- TASK GOAL: In the listing that follows, retype every line from the first through the one containing "import * as". Pictures are to be left out.

- GIVEN DATA:
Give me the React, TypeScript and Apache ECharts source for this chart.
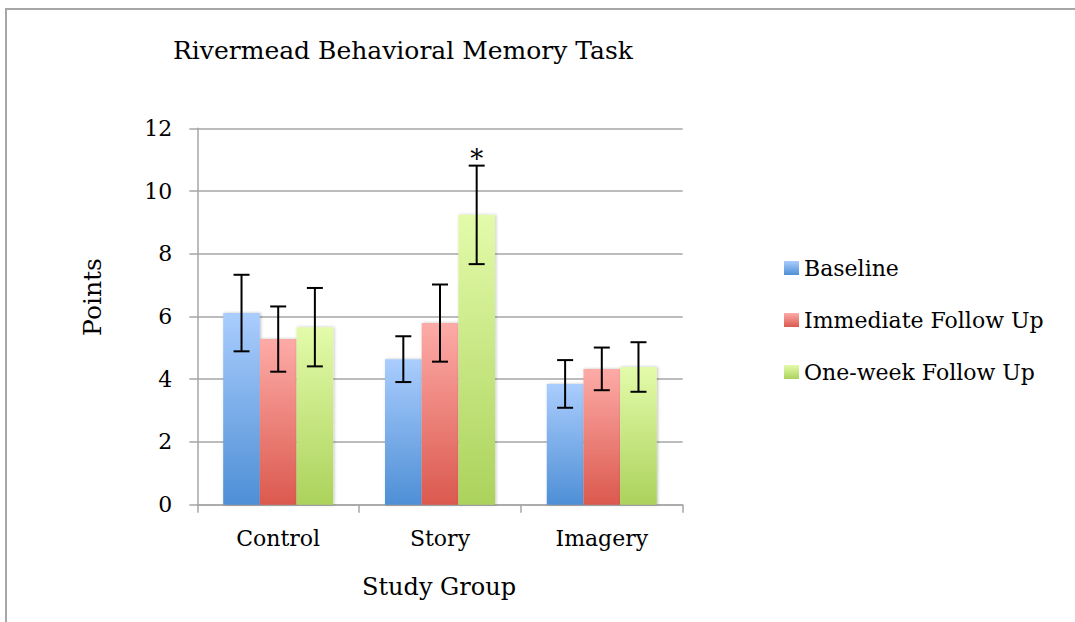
import React, { useEffect, useRef } from "react";
import * as echarts from "echarts";

const categories = ["Control", "Story", "Imagery"];
const seriesNames = ["Baseline", "Immediate Follow Up", "One-week Follow Up"];
const baseline = [6.11, 4.64, 3.85];
const immediate = [5.28, 5.79, 4.33];
const oneWeek = [5.66, 9.24, 4.39];
const baselineErr = [1.22, 0.73, 0.76];
const immediateErr = [1.04, 1.23, 0.68];
const oneWeekErr = [1.25, 1.57, 0.79];
const baselineMarks = ["", "", ""];
const immediateMarks = ["", "", ""];
const oneWeekMarks = ["", "*", ""];
const yTicks = [0, 2, 4, 6, 8, 10, 12];

const FONT = "DejaVu Serif";
const GRID_COLOR = "#a6a6a6";
const CAT_GAP = 0.32;

const gradients = [
  ["#aacdfd", "#4e8fd6"],
  ["#fdaba7", "#db594e"],
  ["#e3fbaa", "#acd25c"],
];

export default function App() {
  const ref = useRef<HTMLDivElement>(null);
  useEffect(() => {
    if (!ref.current) return;
    const chart = echarts.init(ref.current, null, { renderer: "svg" });
    const values = [baseline, immediate, oneWeek];
    const errs = [baselineErr, immediateErr, oneWeekErr];
    const marks = [baselineMarks, immediateMarks, oneWeekMarks];

    const barSeries = seriesNames.map((name, i) => ({
      type: "bar",
      name,
      data: values[i],
      barGap: "0%",
      barCategoryGap: CAT_GAP * 100 + "%",
      itemStyle: {
        color: new echarts.graphic.LinearGradient(0, 0, 0, 1, [
          { offset: 0, color: gradients[i][0] },
          { offset: 1, color: gradients[i][1] },
        ]),
        shadowBlur: 3,
        shadowColor: "rgba(0,0,0,0.25)",
        shadowOffsetX: 1,
        shadowOffsetY: 0,
      },
      z: 2,
    }));

    const errSeries = seriesNames.map((name, i) => ({
      type: "custom",
      name: name + " error",
      z: 5,
      data: values[i].map((v, k) => [k, v - errs[i][k], v + errs[i][k], marks[i][k]]),
      renderItem: (params: any, api: any) => {
        const cat = api.value(0);
        const lo = api.coord([cat, api.value(1)]);
        const hi = api.coord([cat, api.value(2)]);
        const catW = api.size([1, 0])[0];
        const barW = (catW * (1 - CAT_GAP)) / 3;
        const x = lo[0] + (i - 1) * barW;
        const cap = 8;
        const style = { stroke: "#000", lineWidth: 2 };
        const children: any[] = [
          { type: "line", shape: { x1: x, y1: lo[1], x2: x, y2: hi[1] }, style },
          { type: "line", shape: { x1: x - cap, y1: lo[1], x2: x + cap, y2: lo[1] }, style },
          { type: "line", shape: { x1: x - cap, y1: hi[1], x2: x + cap, y2: hi[1] }, style },
        ];
        const mark = marks[i][params.dataIndex];
        if (mark) {
          children.push({
            type: "text",
            x: x,
            y: hi[1] + 6,
            style: {
              text: mark,
              fontFamily: FONT,
              fontSize: 26,
              fill: "#000",
              align: "center",
              verticalAlign: "bottom",
            },
          });
        }
        return { type: "group", children };
      },
    }));

    chart.setOption({
      animation: false,
      backgroundColor: "#fff",
      title: {
        text: "Rivermead Behavioral Memory Task",
        left: 398,
        top: 33,
        textAlign: "center",
        textStyle: { fontFamily: FONT, fontSize: 25, fontWeight: "normal", color: "#000" },
      },
      legend: {
        data: seriesNames,
        orient: "vertical",
        left: 784,
        top: 257,
        padding: 0,
        itemWidth: 15,
        itemHeight: 14,
        itemGap: 30,
        icon: "rect",
        textStyle: { fontFamily: FONT, fontSize: 22, color: "#000" },
      },
      grid: { left: 197.3, right: 392.3, top: 128.3, bottom: 117.3, containLabel: false },
      xAxis: {
        type: "category",
        data: categories,
        axisLine: { show: true, lineStyle: { color: GRID_COLOR, width: 1.5 } },
        axisTick: { show: true, length: 8, lineStyle: { color: GRID_COLOR, width: 1.5 } },
        axisLabel: { fontFamily: FONT, fontSize: 22, color: "#000", margin: 23 },
      },
      yAxis: {
        type: "value",
        min: yTicks[0],
        max: yTicks[yTicks.length - 1],
        interval: 2,
        axisLine: { show: true, lineStyle: { color: GRID_COLOR, width: 1.5 } },
        axisTick: { show: true, length: 8, lineStyle: { color: GRID_COLOR, width: 1.5 } },
        splitLine: { show: true, lineStyle: { color: GRID_COLOR, width: 1.5 } },
        axisLabel: { fontFamily: FONT, fontSize: 22, color: "#000", margin: 25 },
      },
      graphic: [
        {
          type: "rect",
          shape: { x: 6, y: 9, width: 1200, height: 800 },
          style: { fill: "none", stroke: "#a6a6a6", lineWidth: 2 },
          silent: true,
          z: -1,
        },
        {
          type: "text",
          x: 92,
          y: 297,
          rotation: Math.PI / 2,
          style: {
            text: "Points",
            fontFamily: FONT,
            fontSize: 25,
            fill: "#000",
            align: "center",
            verticalAlign: "middle",
          },
        },
        {
          type: "text",
          x: 439,
          y: 587,
          style: {
            text: "Study Group",
            fontFamily: FONT,
            fontSize: 24,
            fill: "#000",
            align: "center",
            verticalAlign: "middle",
          },
        },
      ],
      series: [...barSeries, ...errSeries],
    });
    return () => chart.dispose();
  }, []);
  return (
    <div
      ref={ref}
      style={{ position: "fixed", left: 0, top: 0, width: 1075, height: 622 }}
    />
  );
}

- RESULT:
Give me the React, TypeScript and Apache ECharts source for this chart.
import React, { useEffect, useRef } from "react";
import * as echarts from "echarts";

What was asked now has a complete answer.